What is required:
Make an exact copy of the lines, leaving the pictures out.

Source data:
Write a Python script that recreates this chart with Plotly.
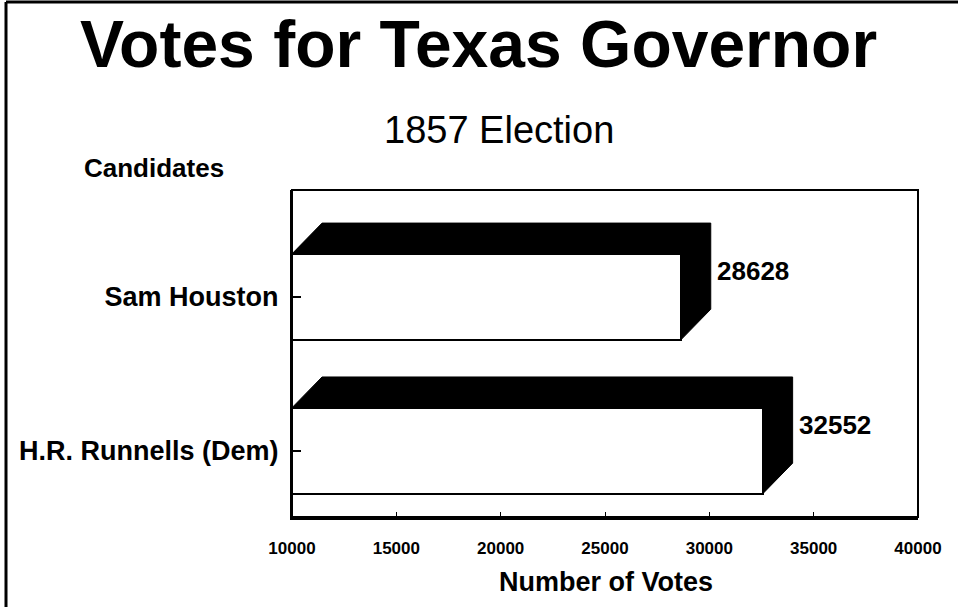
import plotly.graph_objects as go

# Data
candidates = ["H.R. Runnells (Dem)", "Sam Houston"]
votes = [32552, 28628]
x_ticks = [10000, 15000, 20000, 25000, 30000, 35000, 40000]

# Layout geometry (pixels)
W, H = 958, 607
L, R, T, B = 292, 918, 190, 517
XMIN, XMAX = 10000, 40000
YMIN, YMAX = -0.43, 1.695

# Bar styling: half height of front face and 3-D depth offsets
HALF = 0.28
DX = 1440
DY = 0.2

FONT = "Liberation Sans, Arial, sans-serif"


def px_x(px):
    return (px - L) / (R - L)


def px_y(py):
    return (B - py) / (B - T)


fig = go.Figure()

pos = list(range(len(candidates)))

# Front faces of the bars
fig.add_trace(go.Bar(
    y=pos, x=votes, base=0, orientation="h", width=2 * HALF,
    marker=dict(color="white", line=dict(color="black", width=2)),
    hoverinfo="skip", showlegend=False,
))

# Top and side faces drawn as one filled outline per bar
for c, v in zip(pos, votes):
    xs = [XMIN, XMIN + DX, v + DX, v + DX, v, v, XMIN]
    ys = [c + HALF, c + HALF + DY, c + HALF + DY, c - HALF + DY, c - HALF, c + HALF, c + HALF]
    fig.add_trace(go.Scatter(
        x=xs, y=ys, mode="lines", fill="toself", fillcolor="black",
        line=dict(color="black", width=1), hoverinfo="skip", showlegend=False,
    ))

annotations = []
for c, v in zip(pos, votes):
    annotations.append(dict(
        x=v + DX, y=c + 0.17, xref="x", yref="y", text=f"<b>{v}</b>",
        showarrow=False, xanchor="left", yanchor="middle", xshift=4,
        font=dict(family=FONT, size=26, color="black"),
    ))

annotations += [
    dict(x=px_x(478), y=px_y(44), xref="paper", yref="paper",
         text="<b>Votes for Texas Governor</b>", showarrow=False,
         xanchor="center", yanchor="middle",
         font=dict(family=FONT, size=66, color="black")),
    dict(x=px_x(499), y=px_y(130), xref="paper", yref="paper",
         text="1857 Election", showarrow=False,
         xanchor="center", yanchor="middle",
         font=dict(family=FONT, size=38, color="black")),
    dict(x=px_x(82), y=px_y(168), xref="paper", yref="paper",
         text="<b>Candidates</b>", showarrow=False,
         xanchor="left", yanchor="middle",
         font=dict(family=FONT, size=26, color="black")),
    dict(x=px_x(606), y=px_y(582), xref="paper", yref="paper",
         text="<b>Number of Votes</b>", showarrow=False,
         xanchor="center", yanchor="middle",
         font=dict(family=FONT, size=27, color="black")),
]

shapes = [
    # plot frame (top, right, left)
    dict(type="rect", xref="paper", yref="paper", x0=0, x1=1, y0=0, y1=1,
         line=dict(color="black", width=2), fillcolor="rgba(0,0,0,0)", layer="above"),
    # outer page border: top and left edges
    dict(type="line", xref="paper", yref="paper",
         x0=px_x(6), x1=px_x(W + 5), y0=px_y(2), y1=px_y(2),
         line=dict(color="black", width=3)),
    dict(type="line", xref="paper", yref="paper",
         x0=px_x(6), x1=px_x(6), y0=px_y(2), y1=px_y(H + 5),
         line=dict(color="black", width=3)),
]

fig.update_layout(
    width=W, height=H,
    margin=dict(l=L, r=W - R, t=T, b=H - B, pad=0),
    paper_bgcolor="white", plot_bgcolor="white",
    bargap=0,
    annotations=annotations, shapes=shapes,
    xaxis=dict(
        range=[XMIN, XMAX], tickvals=x_ticks, ticktext=[str(t) for t in x_ticks],
        showgrid=False, zeroline=False, showline=True, linecolor="black", linewidth=3,
        ticks="inside", ticklen=5, tickwidth=1, tickcolor="black",
        ticklabelstandoff=14,
        tickfont=dict(family=FONT, size=17, color="black", weight="bold"),
    ),
    yaxis=dict(
        range=[YMIN, YMAX], tickvals=pos, ticktext=candidates,
        showgrid=False, zeroline=False, showline=True, linecolor="black", linewidth=2,
        ticks="inside", ticklen=9, tickwidth=1.5, tickcolor="black",
        ticklabelstandoff=6,
        tickfont=dict(family=FONT, size=27, color="black", weight="bold"),
    ),
)

fig.write_html("out.html")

Task output:
Write a Python script that recreates this chart with Plotly.
import plotly.graph_objects as go

# Data
candidates = ["H.R. Runnells (Dem)", "Sam Houston"]
votes = [32552, 28628]
x_ticks = [10000, 15000, 20000, 25000, 30000, 35000, 40000]

# Layout geometry (pixels)
W, H = 958, 607
L, R, T, B = 292, 918, 190, 517
XMIN, XMAX = 10000, 40000
YMIN, YMAX = -0.43, 1.695

# Bar styling: half height of front face and 3-D depth offsets
HALF = 0.28
DX = 1440
DY = 0.2

FONT = "Liberation Sans, Arial, sans-serif"


def px_x(px):
    return (px - L) / (R - L)


def px_y(py):
    return (B - py) / (B - T)


fig = go.Figure()

pos = list(range(len(candidates)))

# Front faces of the bars
fig.add_trace(go.Bar(
    y=pos, x=votes, base=0, orientation="h", width=2 * HALF,
    marker=dict(color="white", line=dict(color="black", width=2)),
    hoverinfo="skip", showlegend=False,
))

# Top and side faces drawn as one filled outline per bar
for c, v in zip(pos, votes):
    xs = [XMIN, XMIN + DX, v + DX, v + DX, v, v, XMIN]
    ys = [c + HALF, c + HALF + DY, c + HALF + DY, c - HALF + DY, c - HALF, c + HALF, c + HALF]
    fig.add_trace(go.Scatter(
        x=xs, y=ys, mode="lines", fill="toself", fillcolor="black",
        line=dict(color="black", width=1), hoverinfo="skip", showlegend=False,
    ))

annotations = []
for c, v in zip(pos, votes):
    annotations.append(dict(
        x=v + DX, y=c + 0.17, xref="x", yref="y", text=f"<b>{v}</b>",
        showarrow=False, xanchor="left", yanchor="middle", xshift=4,
        font=dict(family=FONT, size=26, color="black"),
    ))

annotations += [
    dict(x=px_x(478), y=px_y(44), xref="paper", yref="paper",
         text="<b>Votes for Texas Governor</b>", showarrow=False,
         xanchor="center", yanchor="middle",
         font=dict(family=FONT, size=66, color="black")),
    dict(x=px_x(499), y=px_y(130), xref="paper", yref="paper",
         text="1857 Election", showarrow=False,
         xanchor="center", yanchor="middle",
         font=dict(family=FONT, size=38, color="black")),
    dict(x=px_x(82), y=px_y(168), xref="paper", yref="paper",
         text="<b>Candidates</b>", showarrow=False,
         xanchor="left", yanchor="middle",
         font=dict(family=FONT, size=26, color="black")),
    dict(x=px_x(606), y=px_y(582), xref="paper", yref="paper",
         text="<b>Number of Votes</b>", showarrow=False,
         xanchor="center", yanchor="middle",
         font=dict(family=FONT, size=27, color="black")),
]

shapes = [
    # plot frame (top, right, left)
    dict(type="rect", xref="paper", yref="paper", x0=0, x1=1, y0=0, y1=1,
         line=dict(color="black", width=2), fillcolor="rgba(0,0,0,0)", layer="above"),
    # outer page border: top and left edges
    dict(type="line", xref="paper", yref="paper",
         x0=px_x(6), x1=px_x(W + 5), y0=px_y(2), y1=px_y(2),
         line=dict(color="black", width=3)),
    dict(type="line", xref="paper", yref="paper",
         x0=px_x(6), x1=px_x(6), y0=px_y(2), y1=px_y(H + 5),
         line=dict(color="black", width=3)),
]

fig.update_layout(
    width=W, height=H,
    margin=dict(l=L, r=W - R, t=T, b=H - B, pad=0),
    paper_bgcolor="white", plot_bgcolor="white",
    bargap=0,
    annotations=annotations, shapes=shapes,
    xaxis=dict(
        range=[XMIN, XMAX], tickvals=x_ticks, ticktext=[str(t) for t in x_ticks],
        showgrid=False, zeroline=False, showline=True, linecolor="black", linewidth=3,
        ticks="inside", ticklen=5, tickwidth=1, tickcolor="black",
        ticklabelstandoff=14,
        tickfont=dict(family=FONT, size=17, color="black", weight="bold"),
    ),
    yaxis=dict(
        range=[YMIN, YMAX], tickvals=pos, ticktext=candidates,
        showgrid=False, zeroline=False, showline=True, linecolor="black", linewidth=2,
        ticks="inside", ticklen=9, tickwidth=1.5, tickcolor="black",
        ticklabelstandoff=6,
        tickfont=dict(family=FONT, size=27, color="black", weight="bold"),
    ),
)

fig.write_html("out.html")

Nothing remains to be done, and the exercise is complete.